Learning Rate Schedules in the Presence of Distribution Shift
Matthew Fahrbach, Adel Javanmard, Vahab Mirrokni, Pratik Worah
TL;DR
This work investigates how to set learning-rate schedules for SGD when data distributions shift over time. It introduces a dynamic-regret framework and develops an SDE-based analysis for online linear regression to derive optimal adaptive schedules, then extends to general convex and non-convex losses with provable upper and lower bounds that scale with distribution shift and gradient noise. The results show that optimal rates typically increase with shift, and they demonstrate the effectiveness of the proposed schedules in high-dimensional regression and a flow cytometry streaming task, including neural-network examples. The findings offer practical guidance for online learning systems facing non-stationary environments, connecting online optimization, stochastic calculus, and control-theoretic planning to design robust, shift-aware training strategies.
Abstract
We design learning rate schedules that minimize regret for SGD-based online learning in the presence of a changing data distribution. We fully characterize the optimal learning rate schedule for online linear regression via a novel analysis with stochastic differential equations. For general convex loss functions, we propose new learning rate schedules that are robust to distribution shift and we give upper and lower bounds for the regret that only differ by constants.
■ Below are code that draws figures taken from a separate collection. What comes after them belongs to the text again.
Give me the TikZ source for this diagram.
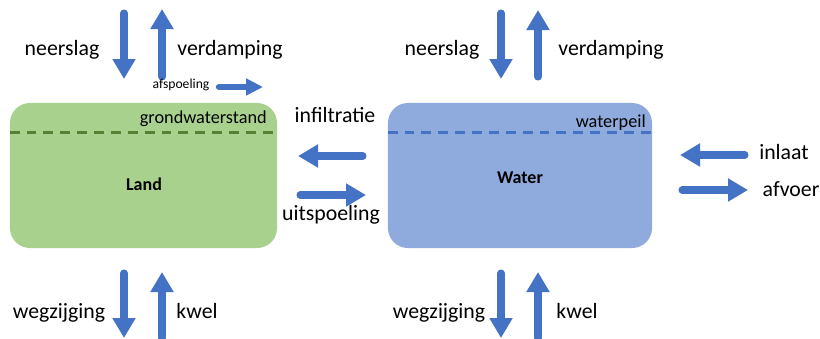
\documentclass[tikz,border=0pt]{standalone}
\usepackage{fontspec}
\setmainfont{Carlito}
\usetikzlibrary{positioning, arrows.meta}
\definecolor{landgreen}{HTML}{A9D18E}
\definecolor{darkgreen}{HTML}{548235}
\definecolor{waterblue}{HTML}{8FAADC}
\definecolor{flowblue}{HTML}{4472C4}

\begin{document}
\begin{tikzpicture}[x=0.025cm, y=-0.025cm,
    every box/.style={rectangle, rounded corners=0.5cm, minimum height=3.625cm, inner sep=0pt},
    box text/.style={font=\fontsize{12.8}{15}\selectfont\bfseries, anchor=base},
    flow/.style={line width=5pt, flowblue, line cap=round, -{Triangle[length=0.5cm, width=0.55cm]}},
    small flow/.style={line width=4.5pt, flowblue, line cap=round, -{Triangle[length=0.42cm, width=0.4cm]}},
    flowlabel/.style={font=\fontsize{15.5}{18}\selectfont, anchor=base},
    peil text/.style={font=\fontsize{13}{16}\selectfont, anchor=base east, inner sep=0pt},
    peil line/.style={dash pattern=on 7pt off 5pt, line width=2.2pt}]

    \useasboundingbox (0,0) rectangle (820,338);

    % Land and water boxes
    \node[every box, fill=landgreen, minimum width=6.675cm] (Land) at (143.5,175.5) {};
    \node[every box, fill=waterblue, minimum width=6.6cm] (Water) at (520,175.5) {};
    \node[box text] (Land-text) at (144,190) {Land};
    \node[box text] (Water-text) at (520,183) {Water};

    % Water levels
    \draw[peil line, darkgreen] ([yshift=-0.75cm]Land.north west) -- ([yshift=-0.75cm]Land.north east);
    \draw[peil line, flowblue] ([yshift=-0.75cm]Water.north west) -- ([yshift=-0.75cm]Water.north east);
    \node[peil text] (grondwaterstand) at (267,123) {grondwaterstand};
    \node[peil text] (waterpeil) at (646,127) {waterpeil};

    % Flows
    \foreach \n/\xa/\ya/\xb/\yb in {neerslag-L/124/13/124/79, verdamping-L/162/77/162/9,
        neerslag-W/501/13/501/79, verdamping-W/538/77/538/10,
        infiltratie/363/156/298/156, uitspoeling/300/195/366/195,
        inlaat/745/155/680/155, afvoer/682/190/748/190,
        wegzijging-L/124/273/124/338, kwel-L/162/338/162/272,
        wegzijging-W/501/273/501/338, kwel-W/538/338/538/272} {
        \coordinate (\n-a) at (\xa,\ya);
        \coordinate (\n-b) at (\xb,\yb);
        \draw[flow] (\n-a) -- (\n-b);
    }
    \coordinate (afspoeling-a) at (219,87);
    \coordinate (afspoeling-b) at (263,87);
    \draw[small flow] (afspoeling-a) -- (afspoeling-b);

    % Labels
    \node[flowlabel] (neerslag-L-text) at (62,55) {neerslag};
    \node[flowlabel] (verdamping-L-text) at (230,55) {verdamping};
    \node[flowlabel] (neerslag-W-text) at (442,55) {neerslag};
    \node[flowlabel] (verdamping-W-text) at (611,55) {verdamping};
    \node[font=\fontsize{9.7}{11}\selectfont, anchor=base] (afspoeling-text) at (181,88) {afspoeling};
    \node[flowlabel] (infiltratie-text) at (335,122) {infiltratie};
    \node[flowlabel] (uitspoeling-text) at (331,220) {uitspoeling};
    \node[flowlabel] (inlaat-text) at (784,159) {inlaat};
    \node[flowlabel] (afvoer-text) at (791,196) {afvoer};
    \node[flowlabel] (wegzijging-L-text) at (59,318) {wegzijging};
    \node[flowlabel] (kwel-L-text) at (197,318) {kwel};
    \node[flowlabel] (wegzijging-W-text) at (439,318) {wegzijging};
    \node[flowlabel] (kwel-W-text) at (577,318) {kwel};

\end{tikzpicture}
\end{document}
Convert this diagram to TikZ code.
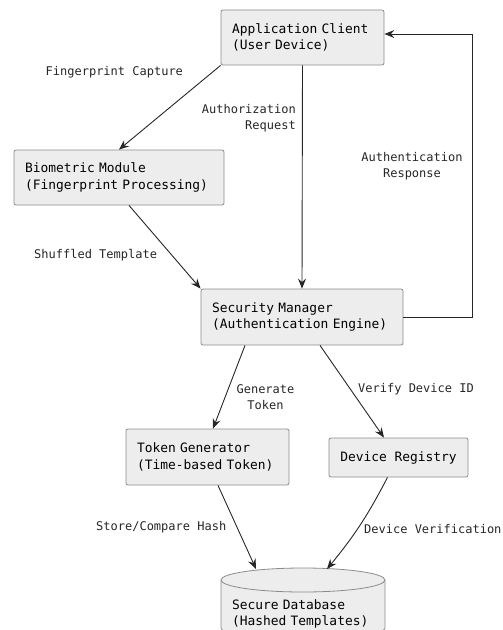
\documentclass[tikz,border=0pt]{standalone}
\usepackage{fontspec}
\setmainfont{DejaVu Sans Mono}
\usetikzlibrary{arrows.meta,calc}
\begin{document}
\begin{tikzpicture}[x=1pt,y=1pt,
  box/.style={draw=black!45, fill=black!7, rounded corners=2pt, line width=0.8pt,
    inner xsep=11pt, inner ysep=0pt, align=left,
    font=\fontsize{12.9}{16.5}\selectfont},
  lbl/.style={inner sep=0pt, font=\fontsize{12}{16.5}\selectfont, text=black!85},
  arr/.style={draw=black!85, line width=0.9pt, -{Stealth[length=10pt,width=8pt,inset=3.5pt]}}
]
\useasboundingbox (0,0) rectangle (503,-630);
\clip (0,0) rectangle (503,-630);
% nodes
\node[box, minimum width=163, minimum height=55, text width=141] (app) at (302.5,-37.5)
  {Application Client\\(User Device)};
\node[box, minimum width=210, minimum height=55, text width=188] (bio) at (119,-177.5)
  {Biometric Module\\(Fingerprint Processing)};
\node[box, minimum width=202, minimum height=56, text width=180] (sec) at (302,-317)
  {Security Manager\\(Authentication Engine)};
\node[box, minimum width=163, minimum height=56, text width=141] (tok) at (207.5,-457)
  {Token Generator\\(Time-based Token)};
\node[box, minimum width=139, minimum height=39, align=center] (dev) at (398.5,-457.5)
  {Device Registry};
% database cylinder
\filldraw[draw=black!45, fill=black!7, line width=0.8pt]
  (221,-580) -- (221,-628) arc[start angle=180,end angle=360,x radius=82,y radius=12]
  -- (385,-580) arc[start angle=0,end angle=180,x radius=82,y radius=12] -- cycle;
\draw[draw=black!45, line width=0.8pt] (221,-580) arc[start angle=180,end angle=360,x radius=82,y radius=12];
\node[box, draw=none, fill=none, minimum width=164, minimum height=40, text width=142] (db) at (303,-614)
  {Secure Database\\(Hashed Templates)};
\coordinate (dbl) at (256,-569);
\coordinate (dbr) at (327,-569);
\coordinate (rt) at (472,-34);
% connectors
\draw[arr] (app.south west) -- (bio.north);
\draw[arr] (app.south) -- (sec.north);
\draw[arr] (sec.east) -| (rt) -- (rt -| app.east);
\draw[arr] ($(bio.south)+(10,0)$) -- (sec.north west);
\draw[arr] ($(sec.south)+(-57,0)$) -- ($(tok.north)+(5.5,0)$);
\draw[arr] ($(sec.south)+(18,0)$) -- ($(dev.north)+(-14.5,0)$);
\draw[arr] ($(tok.south)+(10.5,0)$) -- (dbl);
\draw[arr] ($(dev.south)+(-11,0)$) to[bend left=6] (dbr);
% labels
\node[lbl, anchor=west] (l1) at (45.5,-72) {Fingerprint Capture};
\node[lbl, anchor=east, align=right] (l2) at (296,-118) {Authorization\\Request};
\node[lbl, align=center] (l3) at (412,-166) {Authentication\\Response};
\node[lbl, anchor=west] (l4) at (34,-255) {Shuffled Template};
\node[lbl, align=center] (l5) at (265.5,-397) {Generate\\Token};
\node[lbl, anchor=west] (l6) at (358,-389) {Verify Device ID};
\node[lbl, anchor=west] (l7) at (96,-527) {Store/Compare Hash};
\node[lbl, anchor=west] (l8) at (364,-529) {Device Verification};
\end{tikzpicture}
\end{document}
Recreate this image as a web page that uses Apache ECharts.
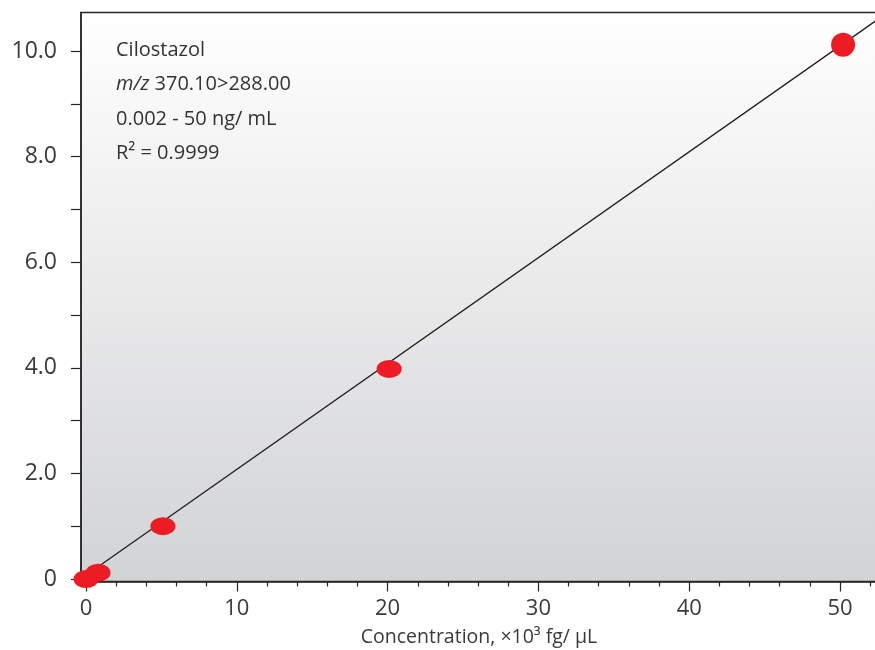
<!DOCTYPE html>
<html>
<head>
<meta charset="utf-8">
<script src="https://cdn.jsdelivr.net/npm/echarts@6/dist/echarts.min.js"></script>
<style>
  html, body { margin: 0; padding: 0; background: #fff; }
  #chart { width: 875px; height: 650px; }
</style>
</head>
<body>
<div id="chart"></div>
<script>
// calibration points (x: ×10³ fg/µL, y: response)
const concX = [0.002, 0.8, 5.1, 20.1, 50.2]
const respY = [0.0, 0.12, 1.0, 3.98, 10.12]

// regression line
const fitSlope = 0.2005
const fitIntercept = 0.072
const fitX = [0, 52.45]

const yTicks = [0, 1, 2, 3, 4, 5, 6, 7, 8, 9, 10]
const yLabels = [0, 2, 4, 6, 8, 10]
const xLabels = [0, 10, 20, 30, 40, 50]
const xMinorTicks = [2, 4, 6, 8, 12, 14, 16, 18, 22, 24, 26, 28, 32, 34, 36, 38, 42, 44, 46, 48, 52]

const X_MIN = -0.33
const X_MAX = 52.45
const Y_MIN = -0.047
const Y_MAX = 10.73

const font = '"Open Sans", "Noto Sans", sans-serif'
const textColor = '#3a3a3a'

const chart = echarts.init(document.getElementById('chart'))

const points = concX.map((x, i) => [x, respY[i]])
const fitLine = fitX.map((x) => [x, fitIntercept + fitSlope * x])

chart.setOption({
  animation: false,
  grid: {
    left: 81,
    top: 12.5,
    right: -2,
    bottom: 68.5,
    containLabel: false,
    outerBoundsMode: 'none',
    show: true,
    borderColor: '#262626',
    borderWidth: 1.5,
    backgroundColor: new echarts.graphic.LinearGradient(0, 0, 0, 1, [
      { offset: 0, color: '#ffffff' },
      { offset: 1, color: '#d2d3d5' }
    ])
  },
  xAxis: [
    {
      type: 'value',
      min: X_MIN,
      max: X_MAX,
      splitLine: { show: false },
      axisLine: { show: true, onZero: false, lineStyle: { color: '#262626', width: 1.5 } },
      axisTick: { show: true, customValues: xLabels, length: 10, lineStyle: { color: '#262626', width: 1.2 } },
      axisLabel: {
        customValues: xLabels,
        margin: 16,
        fontSize: 22,
        fontFamily: font,
        color: textColor
      },
      name: 'Concentration, ×10³ fg/ µL',
      nameLocation: 'middle',
      nameGap: 46,
      nameTextStyle: { fontSize: 19.5, fontFamily: font, color: textColor }
    },
    {
      type: 'value',
      position: 'bottom',
      min: X_MIN,
      max: X_MAX,
      splitLine: { show: false },
      axisLine: { show: false, onZero: false },
      axisLabel: { show: false },
      axisTick: { show: true, customValues: xMinorTicks, length: 5, lineStyle: { color: '#262626', width: 1.2 } }
    }
  ],
  yAxis: {
    type: 'value',
    min: Y_MIN,
    max: Y_MAX,
    splitLine: { show: false },
    axisLine: { show: true, onZero: false, lineStyle: { color: '#262626', width: 1.5 } },
    axisTick: { show: true, customValues: yTicks, length: 10, lineStyle: { color: '#262626', width: 1.2 } },
    axisLabel: {
      customValues: yLabels,
      margin: 24,
      fontSize: 23,
      fontFamily: font,
      color: textColor,
      formatter: (v) => (v === 0 ? '0' : v.toFixed(1))
    }
  },
  graphic: [
    {
      type: 'text',
      left: 116,
      top: 33,
      style: {
        text: [
          'Cilostazol',
          '{it|m/z} 370.10>288.00',
          '0.002 - 50 ng/ mL',
          'R² = 0.9999'
        ].join('\n'),
        font: '20px ' + font,
        fill: '#333',
        lineHeight: 34.5,
        rich: {
          it: { fontStyle: 'italic', fontSize: 20, fontFamily: font, fill: '#333', lineHeight: 34.5 }
        }
      }
    }
  ],
  series: [
    {
      type: 'line',
      data: fitLine,
      symbol: 'none',
      lineStyle: { color: '#1e1e1e', width: 1.3 },
      z: 2
    },
    {
      type: 'scatter',
      data: points,
      symbol: 'circle',
      symbolSize: (v, p) => (p.dataIndex === concX.length - 1 ? [24, 24] : [25, 18]),
      itemStyle: { color: '#ed1c24', opacity: 1 },
      z: 3
    }
  ]
})
</script>
</body>
</html>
For non-convex loss functions, we define a notion of regret based on the gradient norm of the estimated models and propose a learning schedule that minimizes an upper bound on the total expected regret. Intuitively, one expects changing loss landscapes to require more exploration, and we confirm that optimal learning rate schedules typically increase in the presence of distribution shift. Finally, we provide experiments for high-dimensional regression models and neural networks to illustrate these learning rate schedules and their cumulative regret.